Trentino Dolomiti 1951; Mario Puppo; 39″ x 26 1/2″

The playfulness, of this Puppo depiction of the Siren call of the Dolomites, links to the bold and charming surprises latent in great Italian cuisine.



Incandescenza 1897;Giovanni Mataloni;15 3/4″ x 11 3/8″; Maitres de l`Affiche pl.72

Going back to the nineteenth century, this light sleight of hand  hangs on tight to earthy things to produce a richly human adventure of sensibility. An amuse-bouche to kick things off at a celestial level.


alla conquista

Alla Conquista di un Impero 1927;A. Della Valle;9″ x 6″

This glorious frontispiece captures us as if it were a perfect dessert. A riot of sweets but with mature discipline and structure.


tci-mar-1918-fr cover-mag

Touring Club Italiano 1918; O. Ballerio;9 1/2″ X 6 1/2″ ;Complete Journal

More Italian graphic whimsy with connections to the world of food preparation—here, perhaps, a simple salad with an extra dash of unusual and unforgettable flavor.

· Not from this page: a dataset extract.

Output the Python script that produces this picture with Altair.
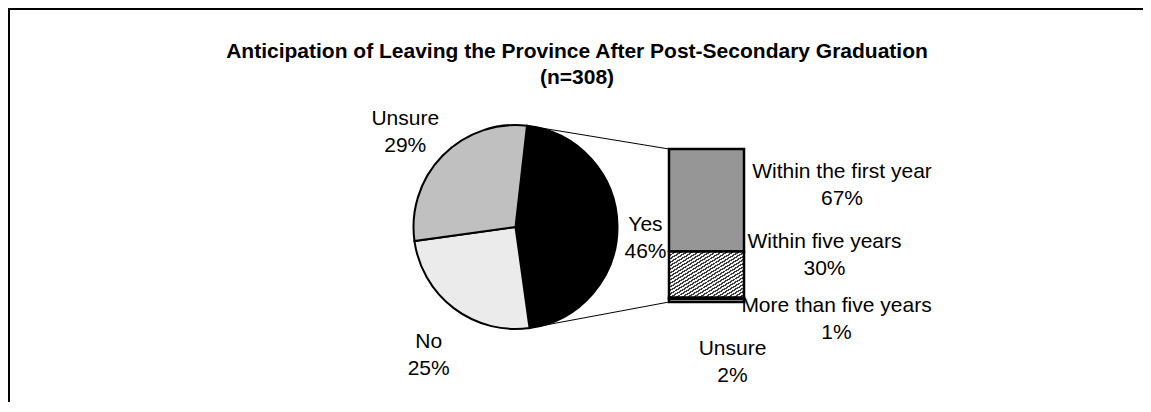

Italie Voyages Venice 1934;Anonymous;13 1/2″ x 19″;front back cover;Complete Magazine

A feast from the sea, lovingly designed!



Agricoltori 1953; Gino Boccasile;39″ x 27 1/2″

With love, from Italy. Purity of ingredients, fastidious attention to flavor.



Adani Frutta c.1950 ; Gino Boccasile; 16″ x 11″

Fruit at its celestial best! “From the Italian Sun…the Best Fruit.” Boccasile’s typically rich depiction of the human figure selling us on the validity of the experience.



Bardi 1950; Gino Boccasile; 52″ x 38″

An old product—Bardi greets us! Here given a bit of neo-realism and film noir for good measure. An adventure in every step of the way!


Mosquito Scooter 1953; Cam. Pizzigori ; 55″ x 38″

Italian playfulness, daring and charm—all so masterfully designed. All about soaring!